What about the role of state investment in higher education?

A number of scholars have said that state institutions have gone from state-supported to being state-housed to being state-acknowledged and, most lately, state-molested. The states are typically funding higher education at a rate lower than they have in the past. Legislators always say the proportion has actually increased, so that higher education is getting a bigger piece of the pie. I would respond and say higher education is serving way more people than it was in the ’80s. So that larger piece of the pie, when it gets divvied up, everyone gets a smaller piece. I hope legislators will address this by talking about the funding philosophy in their state.

As someone who’s looking at the financial aid world all the time, what sort of proposals do you think we’ll see piloted in the next few years?

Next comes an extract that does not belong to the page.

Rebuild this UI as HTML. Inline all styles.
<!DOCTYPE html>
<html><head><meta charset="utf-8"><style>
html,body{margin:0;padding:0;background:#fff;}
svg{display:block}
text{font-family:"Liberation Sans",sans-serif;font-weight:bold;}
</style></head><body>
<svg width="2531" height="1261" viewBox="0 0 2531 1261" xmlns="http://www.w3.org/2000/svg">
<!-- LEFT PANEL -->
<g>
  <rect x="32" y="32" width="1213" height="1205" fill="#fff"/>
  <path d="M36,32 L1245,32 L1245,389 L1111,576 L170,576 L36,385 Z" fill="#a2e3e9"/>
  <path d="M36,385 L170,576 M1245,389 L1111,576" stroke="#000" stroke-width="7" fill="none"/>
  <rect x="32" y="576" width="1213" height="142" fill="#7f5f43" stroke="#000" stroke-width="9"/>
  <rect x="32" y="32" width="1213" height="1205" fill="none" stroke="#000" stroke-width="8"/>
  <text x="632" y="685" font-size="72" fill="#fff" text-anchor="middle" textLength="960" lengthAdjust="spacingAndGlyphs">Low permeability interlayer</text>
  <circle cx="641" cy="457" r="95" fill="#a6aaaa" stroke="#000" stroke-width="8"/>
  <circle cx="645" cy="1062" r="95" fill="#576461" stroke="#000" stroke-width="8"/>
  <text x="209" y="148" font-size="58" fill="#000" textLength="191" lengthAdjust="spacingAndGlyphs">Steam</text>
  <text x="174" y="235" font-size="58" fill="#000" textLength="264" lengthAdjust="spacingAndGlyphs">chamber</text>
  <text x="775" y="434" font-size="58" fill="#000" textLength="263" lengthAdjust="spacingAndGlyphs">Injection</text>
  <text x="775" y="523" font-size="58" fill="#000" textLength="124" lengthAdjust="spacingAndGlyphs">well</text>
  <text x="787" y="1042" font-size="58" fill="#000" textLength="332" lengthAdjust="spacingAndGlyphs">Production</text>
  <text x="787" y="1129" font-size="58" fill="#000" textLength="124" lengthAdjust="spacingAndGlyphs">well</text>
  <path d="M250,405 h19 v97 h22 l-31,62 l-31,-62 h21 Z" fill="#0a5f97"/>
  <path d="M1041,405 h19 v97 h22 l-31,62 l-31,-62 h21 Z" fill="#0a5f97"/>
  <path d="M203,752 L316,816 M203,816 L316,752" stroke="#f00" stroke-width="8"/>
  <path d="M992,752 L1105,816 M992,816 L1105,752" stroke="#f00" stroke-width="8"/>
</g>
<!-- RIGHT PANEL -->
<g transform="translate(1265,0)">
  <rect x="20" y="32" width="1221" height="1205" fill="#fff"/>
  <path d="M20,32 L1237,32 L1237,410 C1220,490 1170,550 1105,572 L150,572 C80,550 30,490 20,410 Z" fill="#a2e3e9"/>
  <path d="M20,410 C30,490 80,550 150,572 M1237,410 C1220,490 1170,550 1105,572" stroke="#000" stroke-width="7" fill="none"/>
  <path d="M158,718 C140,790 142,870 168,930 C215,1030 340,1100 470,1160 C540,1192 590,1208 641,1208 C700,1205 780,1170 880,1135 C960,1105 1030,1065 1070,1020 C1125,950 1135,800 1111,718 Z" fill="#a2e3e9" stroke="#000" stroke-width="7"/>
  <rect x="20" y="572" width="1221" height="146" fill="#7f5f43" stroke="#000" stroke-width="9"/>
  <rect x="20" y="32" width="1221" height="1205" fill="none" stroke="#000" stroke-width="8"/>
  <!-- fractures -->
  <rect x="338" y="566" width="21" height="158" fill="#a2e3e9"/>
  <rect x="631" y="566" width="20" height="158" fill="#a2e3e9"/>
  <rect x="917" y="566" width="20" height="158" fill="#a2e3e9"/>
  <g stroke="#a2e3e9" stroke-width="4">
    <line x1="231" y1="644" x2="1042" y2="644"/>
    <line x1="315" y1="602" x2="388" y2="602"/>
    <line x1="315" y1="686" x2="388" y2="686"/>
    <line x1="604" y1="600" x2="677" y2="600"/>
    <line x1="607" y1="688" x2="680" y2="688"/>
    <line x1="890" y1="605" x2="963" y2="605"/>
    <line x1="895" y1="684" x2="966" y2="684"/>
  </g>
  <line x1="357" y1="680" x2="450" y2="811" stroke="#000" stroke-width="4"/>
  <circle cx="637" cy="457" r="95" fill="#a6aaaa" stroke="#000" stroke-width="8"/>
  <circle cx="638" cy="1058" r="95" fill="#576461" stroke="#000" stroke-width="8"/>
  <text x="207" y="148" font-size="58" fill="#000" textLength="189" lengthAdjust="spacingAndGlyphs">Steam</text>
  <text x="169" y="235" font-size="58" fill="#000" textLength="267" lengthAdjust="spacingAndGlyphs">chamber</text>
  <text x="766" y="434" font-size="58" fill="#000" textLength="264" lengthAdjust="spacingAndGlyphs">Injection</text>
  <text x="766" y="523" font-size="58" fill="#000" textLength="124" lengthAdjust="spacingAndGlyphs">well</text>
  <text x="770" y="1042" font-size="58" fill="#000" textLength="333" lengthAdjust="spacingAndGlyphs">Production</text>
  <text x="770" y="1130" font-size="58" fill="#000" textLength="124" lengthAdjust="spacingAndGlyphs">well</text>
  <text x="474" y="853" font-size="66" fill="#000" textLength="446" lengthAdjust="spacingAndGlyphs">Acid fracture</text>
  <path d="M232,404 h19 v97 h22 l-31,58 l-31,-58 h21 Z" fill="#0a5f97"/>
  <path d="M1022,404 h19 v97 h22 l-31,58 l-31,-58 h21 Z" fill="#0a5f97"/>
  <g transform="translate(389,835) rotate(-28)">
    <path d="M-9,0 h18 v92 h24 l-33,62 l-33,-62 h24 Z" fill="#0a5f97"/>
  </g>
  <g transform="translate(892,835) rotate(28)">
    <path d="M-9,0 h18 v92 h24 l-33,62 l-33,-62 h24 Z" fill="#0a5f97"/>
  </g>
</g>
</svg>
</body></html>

I think some actual agenda items that you’d see are continued discussion about loan forgiveness and what criteria would trigger loan forgiveness. I do think there should be some sort of criteria for loan forgiveness. We will see continued government involvement of federal lending and rates. I do see more and more people talking about the federal government getting out of the student loan business. I don’t see that happening.

You can’t deny that financial aid is going to be a political issue for the coming years. I think we’ll come to see it become more iconic on both sides of the political spectrum, so the Republicans will have their way to do it, and Democrats will have their way to do it, and progressives. Get ready, because it’s going to become political and vicious and divisive.

This interview has been edited for length and clarity.